Something about non BCS pairing When I have read about literatures, the non-BCS type superconductor always involve some kind of pairing which the energy gap $\Delta$ is not a constant but a function of momentum $k$: $\Delta=\Delta(k)$, while the relation is always directly given without mention how to derive. Hence, I would like if there is anyone here helping me to understand how, say p-wave and d-wave, and $p_x+ip_y$ superconductor has such kind of energy gap? 
My understanding is that the electron-phonon interaction is not simply a constant, but what is the precise electron-phonon interaction term in these kind of superconductors, and how this thing really matters the energy gap is unknown to me. 
 A: As you pointed out, the phonon-mediated BCS-type superconductors exhibit a gap $\Delta_0$ which is isotropic in $k$-space, we call it an s-wave gap. As @leongz pointed out, it comes from the fact that the electron-phonon interaction used in the BCS model does not depend a momentum ; inserting it into the gap equation gives a s-wave gap.
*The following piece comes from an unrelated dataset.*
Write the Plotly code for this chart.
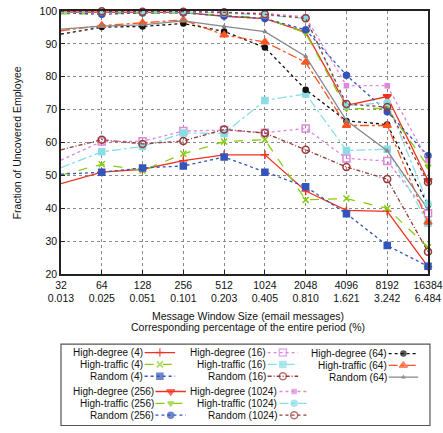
import plotly.graph_objects as go
import math

# ---------------- data ----------------
windows = [32, 64, 128, 256, 512, 1024, 2048, 4096, 8192, 16384]
pct_labels = ["0.013", "0.025", "0.051", "0.101", "0.203", "0.405", "0.810", "1.621", "3.242", "6.484"]
y_ticks = [20, 30, 40, 50, 60, 70, 80, 90, 100]

hd4 = [47.5, 51.0, 51.9, 54.5, 56.3, 56.3, 45.3, 39.4, 39.1, 22.3]
ht4 = [50.1, 53.4, 51.5, 56.6, 60.3, 60.9, 42.6, 43.0, 40.0, 28.2]
r4 = [50.4, 51.0, 52.3, 52.9, 55.6, 51.0, 46.6, 38.4, 28.7, 22.4]
hd16 = [54.7, 60.3, 60.4, 63.5, 63.8, 63.0, 64.3, 55.2, 54.4, 38.5]
ht16 = [52.4, 57.2, 58.8, 62.9, 62.8, 72.8, 74.8, 57.6, 58.0, 35.5]
r16 = [57.8, 60.9, 59.6, 60.5, 64.0, 62.9, 57.8, 52.6, 48.9, 26.8]
hd64 = [93.0, 95.1, 95.3, 96.2, 93.8, 88.9, 76.1, 66.6, 65.5, 41.0]
ht64 = [94.0, 95.6, 96.4, 97.3, 92.7, 90.6, 84.4, 65.2, 65.2, 35.8]
r64 = [94.5, 95.4, 95.8, 97.0, 95.3, 93.7, 86.2, 66.7, 57.5, 39.8]
hd256 = [99.7, 99.7, 99.6, 99.6, 98.4, 97.7, 93.6, 71.3, 74.0, 48.5]
ht256 = [99.1, 99.3, 99.3, 99.4, 98.7, 97.9, 93.3, 70.3, 70.4, 52.8]
r256 = [99.5, 99.0, 99.4, 99.4, 98.5, 97.7, 94.3, 80.5, 69.4, 56.0]
hd1024 = [99.9, 99.9, 99.9, 99.9, 99.6, 99.3, 98.2, 77.3, 77.3, 54.5]
ht1024 = [99.6, 99.8, 99.7, 99.7, 99.3, 98.8, 97.7, 71.2, 72.2, 41.5]
r1024 = [99.8, 99.9, 99.8, 99.8, 99.6, 99.0, 97.8, 71.7, 70.8, 48.0]

# ---------------- styles ----------------
RED = "#ee3322"
GREEN = "#88cc11"
BLUE = "#3355bb"
VIOLET = "#dd88dd"
CYAN = "#88dde6"
DRED = "#993838"
BLACK = "#111111"
ORANGE = "#ff5522"
GRAY = "#888888"

series = [
    # name, values, color, dash, symbol, size
    ("High-degree (4)", hd4, RED, "solid", "cross-thin-open", 6),
    ("High-traffic (4)", ht4, GREEN, "dash", "x-thin-open", 6),
    ("Random (4)", r4, BLUE, "dot", "square", 6),
    ("High-degree (16)", hd16, VIOLET, "dot", "square-open", 7),
    ("High-traffic (16)", ht16, CYAN, "dashdot", "square", 6),
    ("Random (16)", r16, DRED, "4px,2px,1px,2px", "circle-open", 7),
    ("High-degree (64)", hd64, BLACK, "dot", "circle", 5),
    ("High-traffic (64)", ht64, ORANGE, "dashdot", "triangle-up", 7),
    ("Random (64)", r64, GRAY, "solid", "triangle-up", 3),
    ("High-degree (256)", hd256, RED, "solid", "triangle-down", 7),
    ("High-traffic (256)", ht256, GREEN, "dash", "triangle-down", 5),
    ("Random (256)", r256, BLUE, "dot", "circle", 6),
    ("High-degree (1024)", hd1024, VIOLET, "dot", "square", 4),
    ("High-traffic (1024)", ht1024, CYAN, "dashdot", "circle", 6),
    ("Random (1024)", r1024, DRED, "dot", "circle-open", 7),
]

FONT = "Liberation Sans, Arial, sans-serif"
FS = 10.5
LFS = 10

W, H = 443, 433
L, R, T, B = 61, 9, 11, 0
PW = W - L - R
PH = H - T - B
Y_BOTTOM_PIX = 278  # pixel row of the main plot bottom


def px_x(x):
    return (x - L) / PW


def px_y(y):
    return (H - B - y) / PH


fig = go.Figure()

for name, vals, color, dash, sym, size in series:
    fig.add_trace(go.Scatter(
        x=windows, y=vals, mode="lines+markers", name=name,
        line=dict(color=color, width=1.3, dash=dash),
        marker=dict(symbol=sym, size=size, color=color,
                    line=dict(color=color, width=1.5)),
        showlegend=False, cliponaxis=False,
    ))

# ---------------- manual legend (text left, sample right) ----------------
g1 = [357.5, 369.5, 381.5]
g1c = [358.5, 370.5, 382.5]
g2 = [397, 409, 421]
col_specs = [
    ([0, 1, 2], 145, 146, 177, g1),
    ([3, 4, 5], 270.5, 271, 302, g1),
    ([6, 7, 8], 393, 394, 424, g1c),
    ([9, 10, 11], 156.5, 157, 188, g2),
    ([12, 13, 14], 282, 283, 313, g2),
]
annotations = []
for idxs, tx, x0, x1, ys in col_specs:
    for i, yy in zip(idxs, ys):
        name, vals, color, dash, sym, size = series[i]
        fig.add_trace(go.Scatter(
            x=[x0, (x0 + x1) / 2, x1], y=[yy, yy, yy], mode="lines+markers",
            xaxis="x2", yaxis="y2", showlegend=False, hoverinfo="skip",
            line=dict(color=color, width=1.3, dash=dash),
            marker=dict(symbol=sym, size=[0, size, 0], color=color,
                        line=dict(color=color, width=1.5)),
            cliponaxis=False,
        ))
        annotations.append(dict(
            x=px_x(tx), y=px_y(yy), xref="paper", yref="paper",
            text=name, showarrow=False, xanchor="right", yanchor="middle",
            borderpad=0,
            font=dict(family=FONT, size=LFS, color="#111"),
        ))

# axis titles
annotations.append(dict(x=px_x(16), y=px_y(144.5), xref="paper", yref="paper",
                        text="Fraction of Uncovered Employee", textangle=-90,
                        showarrow=False, xanchor="center", yanchor="middle",
                        font=dict(family=FONT, size=FS, color="#111")))
annotations.append(dict(x=px_x(251), y=px_y(320), xref="paper", yref="paper",
                        text="Message Window Size (email messages)",
                        showarrow=False, xanchor="center", yanchor="middle",
                        borderpad=0,
                        font=dict(family=FONT, size=FS, color="#111")))
annotations.append(dict(x=px_x(251), y=px_y(331.5), xref="paper", yref="paper",
                        text="Corresponding percentage of the entire period (%)",
                        showarrow=False, xanchor="center", yanchor="middle",
                        borderpad=0,
                        font=dict(family=FONT, size=FS, color="#111")))

shapes = [dict(type="rect", xref="paper", yref="paper",
               x0=px_x(61), x1=px_x(436), y0=px_y(349), y1=px_y(431.5),
               line=dict(color="#555", width=1.2), fillcolor="rgba(0,0,0,0)")]

main_dom_bottom = px_y(Y_BOTTOM_PIX)

fig.update_layout(
    width=W, height=H,
    margin=dict(l=L, r=R, t=T, b=B),
    paper_bgcolor="white", plot_bgcolor="white",
    font=dict(family=FONT, size=FS, color="#111"),
    xaxis=dict(
        type="log", range=[math.log10(32), math.log10(16384)],
        tickvals=windows,
        ticktext=[f"{w}<br>{p}" for w, p in zip(windows, pct_labels)],
        tickangle=0, ticklabeloverflow="allow",
        showgrid=True, gridcolor="#8a8a8a", griddash="dot", gridwidth=1,
        showline=True, linecolor="#222", linewidth=1.5, mirror=True,
        ticks="inside", ticklen=4, tickcolor="#222",
        zeroline=False, anchor="y",
        tickfont=dict(family=FONT, size=FS, color="#111"),
    ),
    yaxis=dict(
        domain=[main_dom_bottom, 1], range=[20, 100],
        tickvals=y_ticks,
        showgrid=True, gridcolor="#8a8a8a", griddash="dot", gridwidth=1,
        showline=True, linecolor="#222", linewidth=1.5, mirror=True,
        ticks="inside", ticklen=4, tickcolor="#222",
        zeroline=False, anchor="x",
        tickfont=dict(family=FONT, size=FS, color="#111"),
    ),
    xaxis2=dict(domain=[0, 1], range=[L, W - R], visible=False, anchor="y2"),
    yaxis2=dict(domain=[0, main_dom_bottom], range=[H - B, Y_BOTTOM_PIX],
                visible=False, anchor="x2"),
    annotations=annotations,
    shapes=shapes,
)

fig.write_html("out.html")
The precise microscopic mechanism giving rise to superconductivity in unconventional superconductors is still a subject of intense debate. Although many people suspect that electron-phonon interaction plays a role in pairing, it is highly likely that it is not the only important ingredient. Models involving antiferromagnetic correlations, spin density waves or nematicity among others are studied.
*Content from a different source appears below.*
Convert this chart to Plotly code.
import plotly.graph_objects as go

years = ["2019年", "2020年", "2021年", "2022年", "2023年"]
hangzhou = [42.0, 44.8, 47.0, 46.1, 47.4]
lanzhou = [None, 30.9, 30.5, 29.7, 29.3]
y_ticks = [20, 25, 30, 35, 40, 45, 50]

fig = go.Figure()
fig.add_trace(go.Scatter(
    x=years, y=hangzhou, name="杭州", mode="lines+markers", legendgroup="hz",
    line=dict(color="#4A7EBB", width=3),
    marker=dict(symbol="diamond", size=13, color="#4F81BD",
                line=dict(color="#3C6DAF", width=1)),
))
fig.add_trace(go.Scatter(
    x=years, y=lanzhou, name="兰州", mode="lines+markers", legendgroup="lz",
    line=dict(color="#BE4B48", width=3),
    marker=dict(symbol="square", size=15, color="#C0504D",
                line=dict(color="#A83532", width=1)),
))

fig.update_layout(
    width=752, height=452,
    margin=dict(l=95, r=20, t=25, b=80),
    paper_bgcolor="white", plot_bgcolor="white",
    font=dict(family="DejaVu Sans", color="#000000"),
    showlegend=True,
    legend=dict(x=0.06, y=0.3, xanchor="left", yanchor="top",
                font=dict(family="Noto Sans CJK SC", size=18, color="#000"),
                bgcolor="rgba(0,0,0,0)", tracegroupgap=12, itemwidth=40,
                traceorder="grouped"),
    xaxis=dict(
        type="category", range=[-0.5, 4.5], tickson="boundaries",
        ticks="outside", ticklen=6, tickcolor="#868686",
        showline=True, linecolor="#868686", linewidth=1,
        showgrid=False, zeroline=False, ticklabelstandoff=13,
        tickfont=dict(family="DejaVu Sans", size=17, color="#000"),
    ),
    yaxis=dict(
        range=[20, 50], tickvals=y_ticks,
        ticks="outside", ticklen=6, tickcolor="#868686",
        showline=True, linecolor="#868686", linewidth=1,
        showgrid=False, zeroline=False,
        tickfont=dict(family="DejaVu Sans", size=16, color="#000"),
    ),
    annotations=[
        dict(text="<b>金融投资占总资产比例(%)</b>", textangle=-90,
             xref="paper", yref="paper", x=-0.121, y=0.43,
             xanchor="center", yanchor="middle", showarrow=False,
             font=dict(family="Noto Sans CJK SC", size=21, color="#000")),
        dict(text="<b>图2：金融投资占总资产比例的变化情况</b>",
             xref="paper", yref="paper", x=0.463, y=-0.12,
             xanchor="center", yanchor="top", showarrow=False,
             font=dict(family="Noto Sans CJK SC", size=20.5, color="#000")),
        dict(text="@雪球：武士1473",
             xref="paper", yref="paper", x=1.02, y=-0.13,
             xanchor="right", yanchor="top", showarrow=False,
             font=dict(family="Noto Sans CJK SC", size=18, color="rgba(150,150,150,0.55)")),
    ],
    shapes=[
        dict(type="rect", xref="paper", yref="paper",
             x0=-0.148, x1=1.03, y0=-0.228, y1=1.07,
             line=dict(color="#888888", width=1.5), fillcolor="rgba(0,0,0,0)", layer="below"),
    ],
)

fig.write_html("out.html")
These interactions can have a more complicated structure than the electron-phonon in $k$-space as well as a frequency dependence. This can give rise to a $k$-dependent gap ; depending on the symmetries of the gap, we will call it different names. For instance a $p$-wave gap would be one that picks up  minus sign under the transformation $k \rightarrow - k$, while a $d$-wave would be invariant under this transformation but pick up a minus under a $\frac{\pi}{2}$ rotation.
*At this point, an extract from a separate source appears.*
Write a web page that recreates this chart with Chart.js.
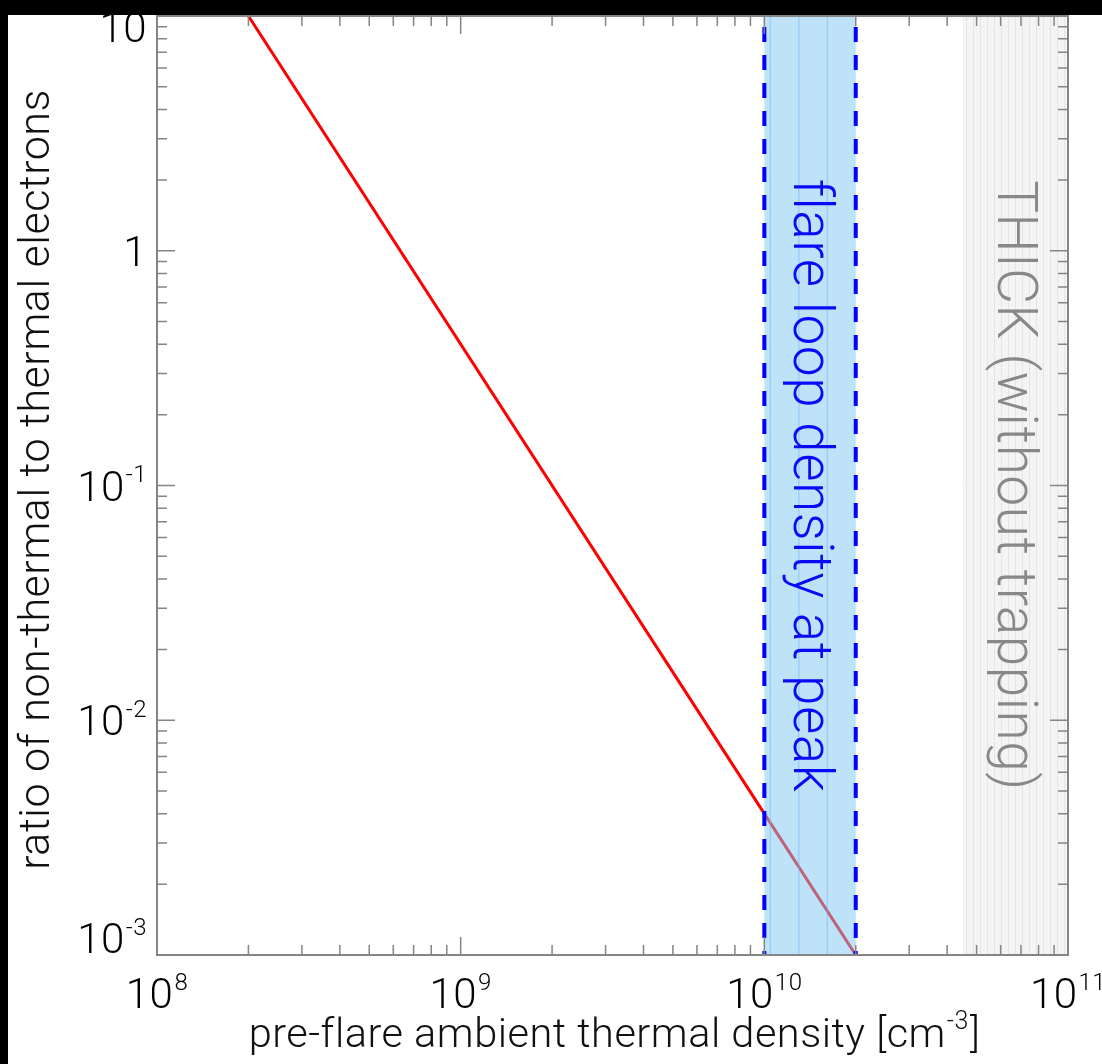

EDIT regarding comments below.
See this nice picture of atomic orbitals (increasing values of $l$ from top to bottom, different figures on the same line correspond to different values of m) :

You clearly see that the l=0 orbital is isotropic. The l=1 orbitals have the property that if you transform them with inversion symmetry ($x \mapsto -x$ for the first one, for instance) they pick up a minus sign. You also see that the $l=2$ orbitals can pick up a minus sign if rotated by $90$ degrees along a certain axis, but remain unchanged by inversion symmetry. By analogy with atomic orbitals, we will classify the superconducting gaps according to their behavior with respect to certain transformations in $k$-space.